The Mini 5102 is the latest in HP‘s (NYSE: HPQ) line of business-optimized netbooks, featuring a ruggedized metal chassis and design elements tailored for the office road warrior. It does a great job of offering features that business users care about, but they come at a considerable price; the configuration we tested, with a touchscreen, 2GB of RAM, an Atom N450 CPU, and an extended six-cell battery, clocks in at around $729–easily the cost of a larger, more full-featured laptop.
The fit and finish are excellent, if a bit angular. The brushed metal finish on the lid is handsome and doesn’t attract fingerprints or smudges. If you don’t like basic black, you can pay $28 more for a red or blue finish. Open the lid and you’ll find a keyboard that is quite easy to type on, with extra-wide , , and keys. It has a good clicky feel with plenty of travel, but no backlight or keyboard light for working in the dark. The touchpad looks a little small (a common problem with netbooks), but in practice it isn’t much of a problem. It tracks well, and the buttons are separate, distinct, and easy to use accurately without looking at them.
The screen quality is slightly better than average, with decent contrast and viewing angles, but the resolution is a bit limited. The 10.1-inch screen features a resolution of 1024 by 600, which simply isn’t a lot of desktop real estate–it results in lots of scrolling to read Web pages or long documents and e-mail messages. You can pay a bit extra for a higher-res, 1366-by-768 screen, and it’s probably worth it, but this option isn’t available if you go for a multi-touch screen, which our review unit has. You can choose from a variety of operating systems: SUSE Linux, Windows XP, Windows 7 Starter, and even Windows 7 Professional. (If you opt for the multi-touch screen, you have to get Windows 7.)
The variety and layout of connections is reasonable, with two USB ports on the front left edge and a VGA port on the back left edge, along with an Ethernet port and a third USB port on the back of the right edge, followed by headphone and microphone jacks in the middle, and a card reader up front.
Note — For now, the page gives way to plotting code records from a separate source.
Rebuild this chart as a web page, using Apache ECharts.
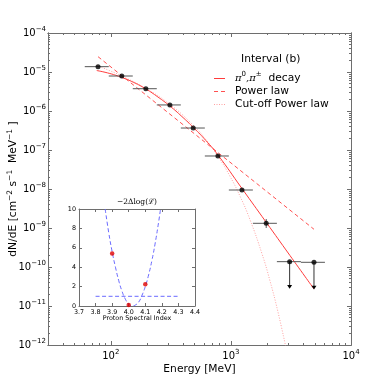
<!DOCTYPE html>
<html><head><meta charset="utf-8">
<script src="https://cdn.jsdelivr.net/npm/echarts@6/dist/echarts.min.js"></script>
<style>html,body{margin:0;padding:0;background:#fff}#c{width:379px;height:385px}</style>
</head><body><div id="c"></div>
<script>
// ---------------- data ----------------
// detected flux points (MeV, cm^-2 s^-1 MeV^-1)
const pointE      = [78.3, 123.5, 195.9, 310.5, 485.3, 779.8, 1236, 1968];
const pointElow   = [60.7, 96.2, 152.4, 241.5, 382.8, 606.7, 961.6, 1524];
const pointEhigh  = [96.2, 152.4, 241.5, 382.8, 606.7, 961.6, 1524, 2415];
const pointF      = [1.37e-5, 7.89e-6, 3.73e-6, 1.43e-6, 3.66e-7, 7.02e-8, 9.42e-9, 1.32e-9];
const pointFlow   = [1.37e-5, 7.89e-6, 3.73e-6, 1.43e-6, 3.66e-7, 7.02e-8, 9.42e-9, 1.00e-9];
const pointFhigh  = [1.37e-5, 7.89e-6, 3.73e-6, 1.43e-6, 3.66e-7, 7.02e-8, 9.42e-9, 1.70e-9];
// upper limits
const ulE     = [3083, 4918];
const ulElow  = [2415, 3828];
const ulEhigh = [3828, 6067];
const ulF     = [1.37e-10, 1.32e-10];
const ulTip   = [2.75e-11, 2.65e-11];
// model curves
const pionE = [76.4, 98.1, 123.5, 155.5, 195.9, 246.6, 310.5, 390.9, 492, 619, 780, 1236, 1958, 3103, 4918];
const pionF = [1.09e-5, 9.16e-6, 7.23e-6, 5.38e-6, 3.67e-6, 2.29e-6, 1.34e-6, 7.22e-7, 3.66e-7, 1.75e-7, 7.45e-8, 1.03e-8, 1.43e-9, 1.97e-10, 2.73e-11];
const plE = [78.3, 619, 4918];
const plF = [2.47e-5, 1.52e-7, 9.27e-10];
const coE = [76.4, 98.1, 123.5, 195.9, 310.5, 492, 619, 780, 981, 1189, 1439, 1811, 2113, 2464, 2873];
const coF = [1.476e-5, 1.079e-5, 7.89e-6, 3.78e-6, 1.476e-6, 4.15e-7, 1.837e-7, 6.93e-8, 2.14e-8, 6.62e-9, 1.66e-9, 2.23e-10, 4.48e-11, 7.10e-12, 8.5e-13];
// inset: likelihood scan
const scanIndex = [3.9, 4.0, 4.1];
const scanTS    = [5.4, 0.1, 2.25];
const fitIndex  = [3.858, 3.88, 3.90, 3.92, 3.94, 3.96, 3.98, 4.00, 4.02, 4.04, 4.06, 4.08, 4.10, 4.12, 4.14, 4.16, 4.18, 4.192];
const fitTS     = [10.0, 7.5, 5.6, 4.0, 2.6, 1.5, 0.7, 0.2, 0.0, 0.1, 0.4, 1.1, 2.0, 3.2, 4.7, 6.5, 8.6, 10.0];
const levelIndex = [3.8, 4.3];
const levelTS    = [1, 1];
// axis ticks
const xMajorTicks = [100, 1000, 10000];
const yMajorTicks = [1e-12, 1e-11, 1e-10, 1e-9, 1e-8, 1e-7, 1e-6, 1e-5, 1e-4];
const xRange = [30, 10000];
const yRange = [1e-12, 1e-4];
const insetXRange = [3.7, 4.4];
const insetYRange = [0, 10];

// ---------------- build ----------------
const L = Math.log10;
const xMin = L(xRange[0]), xMax = L(xRange[1]);
const yMin = L(yRange[0]), yMax = L(yRange[1]);
const xMajor = xMajorTicks.map(L);
const yMajor = yMajorTicks.map(L);
const xMinor = [], yMinor = [];
[10, 100, 1000].forEach(d => { for (let k = 2; k <= 9; k++) { const v = k * d; if (v > xRange[0] && v < xRange[1]) xMinor.push(L(v)); } });
yMajorTicks.slice(0, -1).forEach(d => { for (let k = 2; k <= 9; k++) yMinor.push(L(k * d)); });

const pairs = (E, F) => E.map((e, i) => [L(e), L(F[i])]);
const AX = {color: '#6e6e6e', width: 1};
const FONT = 'DejaVu Sans';
const powRich = {
  b: {fontSize: 10, lineHeight: 14, color: '#000', fontFamily: FONT},
  s: {fontSize: 7, lineHeight: 8, verticalAlign: 'top', color: '#000', fontFamily: FONT}
};
const powLabel = v => { const e = Math.round(v); return '{b|10}{s|' + (e < 0 ? '\u2212' + (-e) : e) + '}'; };

function tickAxis(base, pos, ticks, len, labels) {
  const tick = {show: true, inside: true, length: len, lineStyle: AX};
  if (ticks) tick.customValues = ticks;
  return Object.assign({
    type: 'value', position: pos, splitLine: {show: false},
    axisLine: {show: true, onZero: false, lineStyle: AX},
    axisTick: tick,
    axisLabel: labels || {show: false}
  }, base);
}

const mainX = {gridIndex: 0, min: xMin, max: xMax};
const mainY = {gridIndex: 0, min: yMin, max: yMax};
const insX = {gridIndex: 1, min: insetXRange[0], max: insetXRange[1], interval: 0.1};
const insY = {gridIndex: 1, min: insetYRange[0], max: insetYRange[1], interval: 2};
const xAxes = [
  tickAxis(Object.assign({name: 'Energy [MeV]', nameLocation: 'middle', nameGap: 19, nameMoveOverlap: false,
    nameTextStyle: {fontSize: 10.7, color: '#000', fontFamily: FONT}}, mainX), 'bottom', xMajor, 4,
    {customValues: xMajor, formatter: powLabel, margin: 4, rich: powRich}),
  tickAxis(mainX, 'bottom', xMinor, 2),
  tickAxis(mainX, 'top', xMajor, 4),
  tickAxis(mainX, 'top', xMinor, 2),
  tickAxis(Object.assign({name: 'Proton Spectral Index', nameLocation: 'middle', nameGap: 9, nameMoveOverlap: false,
    nameTextStyle: {fontSize: 6.4, color: '#000', fontFamily: FONT}}, insX),
    'bottom', null, 3, {formatter: v => v.toFixed(1), fontSize: 6.4, color: '#000', margin: 3, fontFamily: FONT}),
  tickAxis(insX, 'top', null, 3)
];

const yAxes = [
  tickAxis(Object.assign({name: '{n|dN/dE [cm}{s|\u22122}{n| s}{s|\u22121}{n|  MeV}{s|\u22121}{n| ]}',
    nameLocation: 'middle', nameGap: 28, nameRotate: 90, nameMoveOverlap: false,
    nameTextStyle: {rich: {n: {fontSize: 10.7, lineHeight: 14, color: '#000', fontFamily: FONT},
                           s: {fontSize: 7.5, lineHeight: 8, verticalAlign: 'top', color: '#000', fontFamily: FONT}}}}, mainY),
    'left', yMajor, 4, {customValues: yMajor, formatter: powLabel, margin: 2, rich: powRich}),
  tickAxis(mainY, 'left', yMinor, 2),
  tickAxis(mainY, 'right', yMajor, 4),
  tickAxis(mainY, 'right', yMinor, 2),
  tickAxis(insY, 'left', null, 3, {fontSize: 6.4, color: '#000', margin: 3, fontFamily: FONT}),
  tickAxis(insY, 'right', null, 3)
];

// error-bar data
const errData = pointE.map((e, i) => [L(e), L(pointF[i]), L(pointElow[i]), L(pointEhigh[i]), L(pointFlow[i]), L(pointFhigh[i])]);
const ulData = ulE.map((e, i) => [L(e), L(ulF[i]), L(ulElow[i]), L(ulEhigh[i]), L(ulTip[i])]);

function renderErr(params, api) {
  const c = api.coord([api.value(0), api.value(1)]);
  const l = api.coord([api.value(2), api.value(1)]);
  const r = api.coord([api.value(3), api.value(1)]);
  const lo = api.coord([api.value(0), api.value(4)]);
  const hi = api.coord([api.value(0), api.value(5)]);
  const st = {stroke: '#555', lineWidth: 1};
  const ch = [{type: 'line', shape: {x1: l[0], y1: c[1], x2: r[0], y2: c[1]}, style: st}];
  if (Math.abs(lo[1] - hi[1]) > 0.5) ch.push({type: 'line', shape: {x1: c[0], y1: lo[1], x2: c[0], y2: hi[1]}, style: st});
  return {type: 'group', children: ch};
}
function renderUL(params, api) {
  const c = api.coord([api.value(0), api.value(1)]);
  const l = api.coord([api.value(2), api.value(1)]);
  const r = api.coord([api.value(3), api.value(1)]);
  const t = api.coord([api.value(0), api.value(4)]);
  const st = {stroke: '#555', lineWidth: 1};
  return {type: 'group', children: [
    {type: 'line', shape: {x1: l[0], y1: c[1], x2: r[0], y2: c[1]}, style: st},
    {type: 'line', shape: {x1: c[0], y1: c[1], x2: c[0], y2: t[1] - 3}, style: {stroke: '#333', lineWidth: 1}},
    {type: 'polygon', shape: {points: [[t[0] - 2.5, t[1] - 3.8], [t[0] + 2.5, t[1] - 3.8], [t[0], t[1]]]}, style: {fill: '#000'}}
  ]};
}

const PION = '\u03c0\u2070,\u03c0\u00b1 decay';
const option = {
  animation: false,
  backgroundColor: '#fff',
  grid: [
    {left: 48, top: 33, width: 303, height: 312, outerBoundsMode: 'none', containLabel: false},
    {left: 79, top: 209, width: 116, height: 97, outerBoundsMode: 'none', containLabel: false,
     show: true, backgroundColor: '#fff', borderWidth: 0}
  ],
  title: [
    {text: 'Interval (b)', left: 241, top: 54, padding: 0,
     textStyle: {fontSize: 10.7, fontWeight: 'normal', color: '#000', fontFamily: FONT}},
    {text: '\u22122\u0394log(\u2112)', left: 137, top: 198.5, textAlign: 'center', padding: 0,
     textStyle: {fontSize: 7.5, fontWeight: 'normal', color: '#000', fontFamily: 'DejaVu Serif'}}
  ],
  legend: {
    orient: 'vertical', left: 214, top: 71, padding: 0, itemWidth: 11, itemHeight: 1, itemGap: 2,
    itemStyle: {borderWidth: 0},
    data: [
      {name: PION, icon: 'rect', itemStyle: {color: '#ff3b3b'}},
      {name: 'Power law', icon: 'path://M0,0h4v1h-4z M7,0h4v1h-4z', itemStyle: {color: '#ff5050'}},
      {name: 'Cut-off Power law', icon: 'path://M0,0h1v1h-1z M2.5,0h1v1h-1z M5,0h1v1h-1z M7.5,0h1v1h-1z M10,0h1v1h-1z', itemStyle: {color: '#ffa0a0'}}
    ],
    formatter: n => n === PION ? '{i|\u03c0}{s|0}{i|,\u03c0}{s|\u00b1}{n|  decay}' : '{n|' + n + '}',
    textStyle: {fontSize: 10.7, color: '#000', fontFamily: FONT, padding: [0, 0, 0, 5],
      rich: {
        n: {fontSize: 10.7, lineHeight: 15, color: '#000', fontFamily: FONT},
        i: {fontSize: 10, lineHeight: 15, color: '#000', fontFamily: 'DejaVu Serif', fontStyle: 'italic'},
        s: {fontSize: 7, lineHeight: 8, verticalAlign: 'top', color: '#000', fontFamily: FONT}
      }}
  },
  xAxis: xAxes,
  yAxis: yAxes,
  series: [
    {name: PION, type: 'line', xAxisIndex: 0, yAxisIndex: 0, data: pairs(pionE, pionF), smooth: true, symbol: 'none',
     lineStyle: {color: '#ff3b3b', width: 1}, itemStyle: {color: '#ff3b3b'}, z: 3},
    {name: 'Power law', type: 'line', xAxisIndex: 0, yAxisIndex: 0, data: pairs(plE, plF), symbol: 'none',
     lineStyle: {color: '#ff5050', width: 1, type: [4, 3]}, itemStyle: {color: '#ff5050'}, z: 3},
    {name: 'Cut-off Power law', type: 'line', xAxisIndex: 0, yAxisIndex: 0, data: pairs(coE, coF), smooth: true, symbol: 'none',
     lineStyle: {color: '#ffa0a0', width: 1, type: [1, 1.6]}, itemStyle: {color: '#ffa0a0'}, z: 2},
    {type: 'custom', xAxisIndex: 0, yAxisIndex: 0, data: errData, renderItem: renderErr, z: 4},
    {type: 'custom', xAxisIndex: 0, yAxisIndex: 0, data: ulData, renderItem: renderUL, z: 4},
    {type: 'scatter', xAxisIndex: 0, yAxisIndex: 0, data: pairs(pointE, pointF).concat(pairs(ulE, ulF)), symbolSize: 5,
     itemStyle: {color: '#000'}, z: 5},
    {type: 'line', xAxisIndex: 4, yAxisIndex: 4, data: fitIndex.map((x, i) => [x, fitTS[i]]), symbol: 'none', smooth: true,
     lineStyle: {color: '#6a6aff', width: 1, type: [4, 2.5]}},
    {type: 'line', xAxisIndex: 4, yAxisIndex: 4, data: levelIndex.map((x, i) => [x, levelTS[i]]), symbol: 'none',
     lineStyle: {color: '#6a6aff', width: 1, type: [4, 2.5]}},
    {type: 'scatter', xAxisIndex: 4, yAxisIndex: 4, data: scanIndex.map((x, i) => [x, scanTS[i]]), symbolSize: 4.5,
     itemStyle: {color: '#e00000'}, z: 5}
  ]
};
const chart = echarts.init(document.getElementById('c'));
chart.setOption(option);
</script>
</body></html>
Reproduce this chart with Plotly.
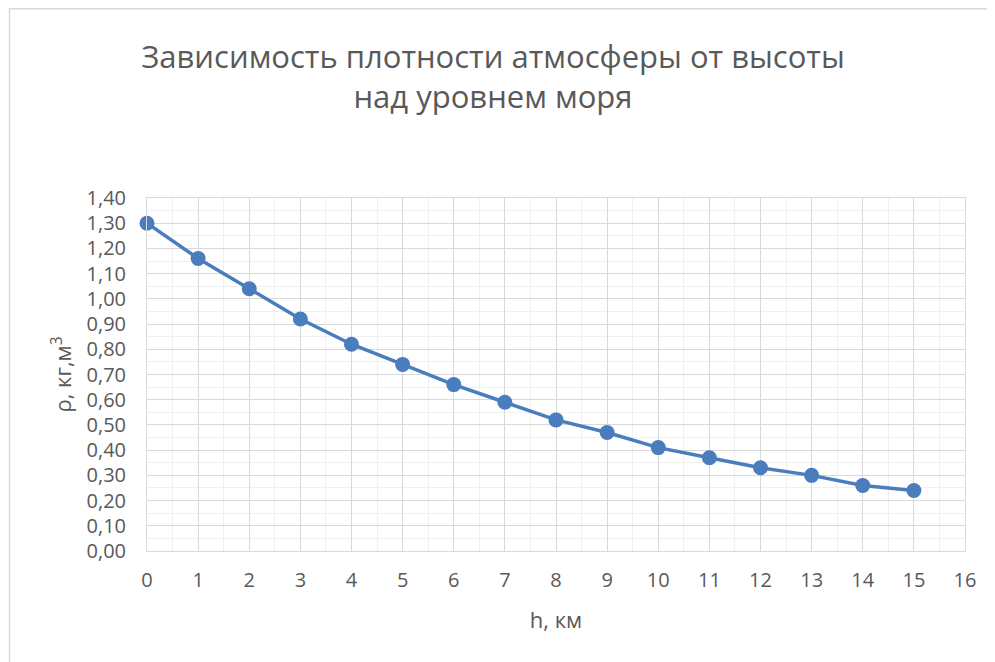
import plotly.graph_objects as go

h_km = [0, 1, 2, 3, 4, 5, 6, 7, 8, 9, 10, 11, 12, 13, 14, 15]
rho = [1.30, 1.16, 1.04, 0.92, 0.82, 0.74, 0.66, 0.59, 0.52, 0.47, 0.41, 0.37, 0.33, 0.30, 0.26, 0.24]

title_text = "Зависимость плотности атмосферы от высоты<br>над уровнем моря"
x_title = "h, км"
y_title = "ρ, кг,м<sup>3</sup>"

FONT = "Open Sans"
TXT = "#595959"
color = "#4a7dbd"

# page body has an 8px margin, so the figure sits 8px right and down
L, T = 139, 190
PW, PH = 818, 353

fig = go.Figure()
fig.add_trace(go.Scatter(
    x=h_km, y=rho, mode="lines+markers",
    line=dict(color=color, width=3.5),
    marker=dict(color=color, size=15),
    showlegend=False, cliponaxis=False,
))

fig.update_layout(
    width=995, height=662,
    margin=dict(l=L, r=995 - L - PW, t=T, b=662 - T - PH, autoexpand=False),
    paper_bgcolor="white", plot_bgcolor="white",
    title=dict(text=title_text, x=485 / 995, xanchor="center", y=0.910, yanchor="middle",
               font=dict(family=FONT, size=31, color=TXT)),
    font=dict(family=FONT, color=TXT),
    separators=", ",
)
fig.update_xaxes(
    range=[0, 16], tick0=0, dtick=1, showgrid=True, gridcolor="#d9d9d9", gridwidth=1,
    minor=dict(dtick=0.5, showgrid=True, gridcolor="#f0f0f0", gridwidth=1),
    zeroline=False, showline=True, linecolor="#d9d9d9", linewidth=1, mirror=True,
    ticks="", tickfont=dict(size=20, color=TXT), ticklabelstandoff=11,
    automargin=False,
    title=dict(text=x_title, font=dict(size=22, color=TXT), standoff=20),
)
fig.update_yaxes(
    range=[0, 1.4], tick0=0, dtick=0.1, showgrid=True, gridcolor="#d9d9d9", gridwidth=1,
    minor=dict(dtick=0.05, showgrid=True, gridcolor="#f0f0f0", gridwidth=1),
    zeroline=False, showline=True, linecolor="#d9d9d9", linewidth=1, mirror=True,
    ticks="", tickformat=".2f",
    tickfont=dict(size=20, color=TXT), ticklabelstandoff=16,
    automargin=False,
    title=dict(text=y_title, font=dict(size=22, color=TXT), standoff=8),
)
fig.add_shape(type="rect", xref="paper", yref="paper",
              x0=(1.5 - L) / PW, x1=1.2, y0=-0.5, y1=1 + (T - 0.75) / PH,
              line=dict(color="#d9d9d9", width=1.5), layer="below")
fig.write_html("out.html")
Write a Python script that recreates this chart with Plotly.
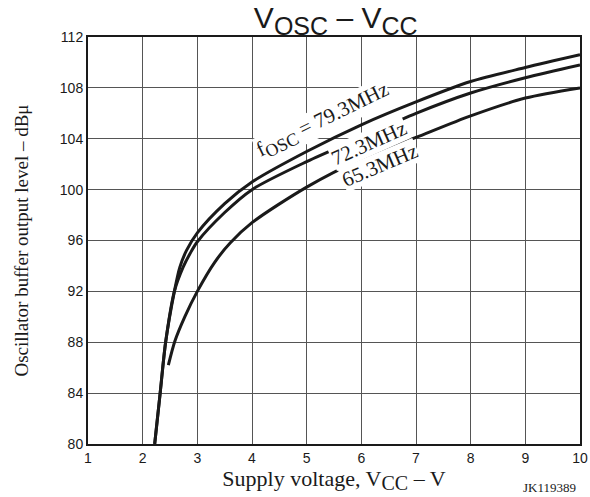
import plotly.graph_objects as go

# curve data (Vcc in V, level in dBu)
vcc_79 = [2.22, 2.32, 2.42, 2.58, 2.68, 2.80, 3.0, 3.5, 4.0, 5.0, 6.0, 7.0, 8.0, 9.0, 10.0]
lvl_79 = [80.0, 84.0, 88.0, 92.0, 93.9, 95.2, 96.6, 98.9, 100.6, 103.0, 105.1, 106.9, 108.5, 109.6, 110.6]

vcc_72 = [2.22, 2.32, 2.42, 2.58, 2.74, 2.87, 3.0, 3.5, 4.0, 5.0, 6.0, 7.0, 8.0, 9.0, 10.0]
lvl_72 = [80.0, 84.0, 88.0, 92.0, 93.9, 95.0, 95.9, 98.2, 100.0, 102.2, 104.1, 106.0, 107.6, 108.8, 109.8]

vcc_65 = [2.47, 2.59, 2.77, 3.0, 3.32, 3.6, 4.0, 5.0, 6.0, 7.0, 8.0, 9.0, 10.0]
lvl_65 = [86.2, 88.1, 90.0, 92.0, 94.3, 95.8, 97.4, 100.2, 102.4, 104.1, 105.8, 107.2, 108.0]

x_ticks = [1, 2, 3, 4, 5, 6, 7, 8, 9, 10]
y_ticks = [80, 84, 88, 92, 96, 100, 104, 108, 112]

curve_labels = ["f<sub><span style='font-size:18px'>OSC</span></sub> = 79.3MHz", "72.3MHz", "65.3MHz"]
label_x = [5.30, 6.14, 6.35]
label_y = [105.4, 103.65, 101.9]
label_angle = [-26, -24, -23]

fig = go.Figure()
for xs, ys in [(vcc_79, lvl_79), (vcc_72, lvl_72), (vcc_65, lvl_65)]:
    fig.add_trace(go.Scatter(x=xs, y=ys, mode='lines',
                             line=dict(color='#1a1a1a', width=3, shape='spline', smoothing=0.8),
                             showlegend=False, hoverinfo='skip'))

for txt, lx, ly, ang in zip(curve_labels, label_x, label_y, label_angle):
    fig.add_annotation(x=lx, y=ly, text=txt, showarrow=False, textangle=ang,
                       font=dict(family='Liberation Serif', size=21, color='#1a1a1a'),
                       bgcolor='white', borderpad=0)

fig.add_annotation(x=1.0, y=0, xref='paper', yref='paper', xshift=-2, yshift=-43,
                   xanchor='right', yanchor='middle', text='JK119389', showarrow=False,
                   font=dict(family='Liberation Serif', size=13, color='#1a1a1a'))

fig.update_layout(
    width=590, height=497,
    margin=dict(l=88, r=10, t=37, b=53),
    plot_bgcolor='white', paper_bgcolor='white',
    title=dict(text="V<sub><span style='font-size:25px'>OSC</span></sub> – V<sub><span style='font-size:25px'>CC</span></sub>",
               x=0.569, xanchor='center', y=0.964, yanchor='middle',
               font=dict(family='Liberation Sans', size=30, color='#1a1a1a')),
)
fig.update_xaxes(range=[1, 10], tickvals=x_ticks, showgrid=True, gridcolor='#555555', gridwidth=1,
                 showline=True, linecolor='#1a1a1a', linewidth=2, mirror=True, ticks='', zeroline=False,
                 automargin=False, ticklabeloverflow='allow',
                 tickfont=dict(family='Liberation Sans', size=14, color='#1a1a1a'),
                 title=dict(text="Supply voltage, V<sub><span style='font-size:20px'>CC</span></sub> – V", standoff=2,
                            font=dict(family='Liberation Serif', size=22, color='#1a1a1a')))
fig.update_yaxes(range=[80, 112], tickvals=y_ticks, showgrid=True, gridcolor='#555555', gridwidth=1,
                 showline=True, linecolor='#1a1a1a', linewidth=2, mirror=True, ticks='', zeroline=False,
                 automargin=False,
                 tickfont=dict(family='Liberation Sans', size=14, color='#1a1a1a'),
                 title=dict(text='Oscillator buffer output level – dBμ', standoff=26,
                            font=dict(family='Liberation Serif', size=19, color='#1a1a1a')))

# drop the page's default body margin so the figure fills the window exactly
fig.write_html("out.html", config={'displayModeBar': False},
               post_script="document.body.style.margin='0';document.body.style.overflow='hidden';")
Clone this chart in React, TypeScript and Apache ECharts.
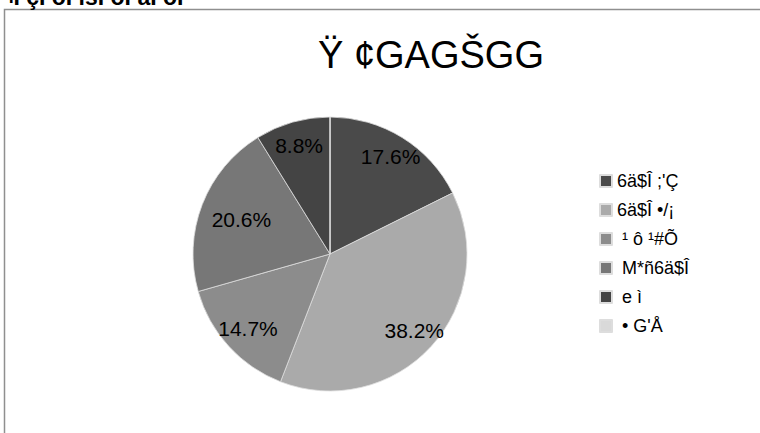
import React, { useEffect, useRef } from "react";
import * as echarts from "echarts";

const headerText = "¬Ì çÌ óÌ ìsÌ óÌ aÌ óÌ";
const titleText = "Ÿ ¢GAGŠGG";
const categories = ["6ä$Î ;'Ç", "6ä$Î •/¡", " ¹ ô ¹#Õ", " M*ñ6ä$Î", " e ì", " • G'Å"];
const values = [6, 13, 5, 7, 3, 0];
const colors = ["#4a4a4a", "#aaaaaa", "#8c8c8c", "#777777", "#444444", "#d9d9d9"];
// distance of each percentage label from the pie centre, in px
const labelRadius = [112, 111, 108, 92, 110, 100];

const PIE_R = 137;

export default function App() {
  const ref = useRef<HTMLDivElement>(null);
  useEffect(() => {
    if (!ref.current) return;
    const chart = echarts.init(ref.current, undefined, { renderer: "svg" });
    const font = "'Liberation Sans', Arial, sans-serif";
    const total = values.reduce((a, b) => a + b, 0);
    const midAngles: number[] = [];
    let cum = 0;
    values.forEach((v) => {
      midAngles.push(((cum + v / 2) / total) * 2 * Math.PI);
      cum += v;
    });
    chart.setOption({
      animation: false,
      backgroundColor: "#ffffff",
      textStyle: { fontFamily: font },
      graphic: [
        {
          type: "rect",
          shape: { x: 4.5, y: 9.5, width: 900, height: 600 },
          style: { fill: "none", stroke: "#8f8f8f", lineWidth: 1.5 },
          z: 0,
        },
        {
          type: "text",
          x: 0,
          y: -3,
          style: {
            text: headerText,
            font: "bold 23px " + font,
            fill: "#000",
            verticalAlign: "middle",
          },
        },
        {
          type: "text",
          x: 431,
          y: 55,
          style: {
            text: titleText,
            font: "38px " + font,
            fill: "#000",
            align: "center",
            verticalAlign: "middle",
          },
        },
      ],
      legend: {
        orient: "vertical",
        left: 594,
        top: 167,
        itemWidth: 12,
        itemHeight: 12,
        itemGap: 11,
        icon: "rect",
        data: categories,
        textStyle: { fontSize: 18, color: "#000", fontFamily: font },
      },
      series: [
        {
          type: "pie",
          center: [330, 254],
          radius: PIE_R,
          startAngle: 90,
          clockwise: true,
          minAngle: 0,
          stillShowZeroSum: true,
          itemStyle: { borderColor: "#dddddd", borderWidth: 0.8 },
          label: {
            show: true,
            position: "inside",
            fontSize: 21,
            color: "#000",
            fontFamily: font,
            formatter: (p: any) =>
              p.value > 0 ? ((p.value / total) * 100).toFixed(1) + "%" : "",
          },
          labelLayout: (p: any) => {
            const i = p.dataIndex;
            const a = midAngles[i];
            const d = labelRadius[i] - PIE_R / 2;
            return { dx: d * Math.sin(a), dy: -d * Math.cos(a) };
          },
          emphasis: { disabled: true },
          data: categories.map((name, i) => ({
            name,
            value: values[i],
            itemStyle: { color: colors[i] },
          })),
        },
      ],
    });
    return () => chart.dispose();
  }, []);
  return (
    <div
      ref={ref}
      style={{ position: "fixed", left: 0, top: 0, width: 760, height: 433 }}
    />
  );
}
The front edge of the system features only a Wi-Fi switch. Above the keyboard you’ll find only a power button and two quick-launch buttons, one for e-mail and the other for your Web browser.
Besides the ports and jacks mentioned, you have other connectivity pathways: 802.11n wireless networking is standard, as is Bluetooth. Mobile broadband with GPS by Gobi is a $125 option, but you can’t combine that with some of the other options, such as the touchscreen or the Broadcom Crystal HD graphics decoder module.
In addition, you can choose from a variety of hard-drive options, from the 160GB drive our test unit came with up to 320GB, or an 80GB or 120GB solid-state drive. If you really deck out the system with all the most expensive options you can combine, you can get the price up to over $1100! That’s outrageous for a netbook.
Since most netbooks are based on the same Intel “Pine Trail” platform, the performance of the Mini 5102 doesn’t vary much from its contemporaries using the same Atom N450 processor. The WorldBench 6 score of 34 is in line with most other netbooks based on this CPU, though in practical use the 2GB of RAM makes things a little snappier when you have multiple applications running at once (many netbooks only have 1GB of RAM). Our test unit has the extended six-cell battery, which adds only a little bump to the bottom of the machine but seriously improves battery life. It took nine hours, 41 minutes to kill the battery in our tests. As with other Atom-based netbooks, the graphics and video decoding capabilities are quite poor–this thing is useless for playing games, and it struggles with Flash-based Web video, especially in high definition. If such capabilities matter to you, you’ll definitely want to pick up the Broadcom Crystal HD upgrade, which our unit didn’t have.
The design and feature set of the HP Mini 5102 is quite good, especially for the business audience it targets. The keyboard and touchpad are an improvement over the consumer-focused HP Minis, and scores of options are available. Unfortunately, this all comes at a price. All but the barest configurations cost as much as many full-sized laptops–laptops that may not go for over 9 hours on a charge but that certainly perform a lot better. This is a great netbook for simple note-taking and document editing on the go, or for those long business flights, but most consumers hunting for an inexpensive companion PC would be better off considering less expensive models.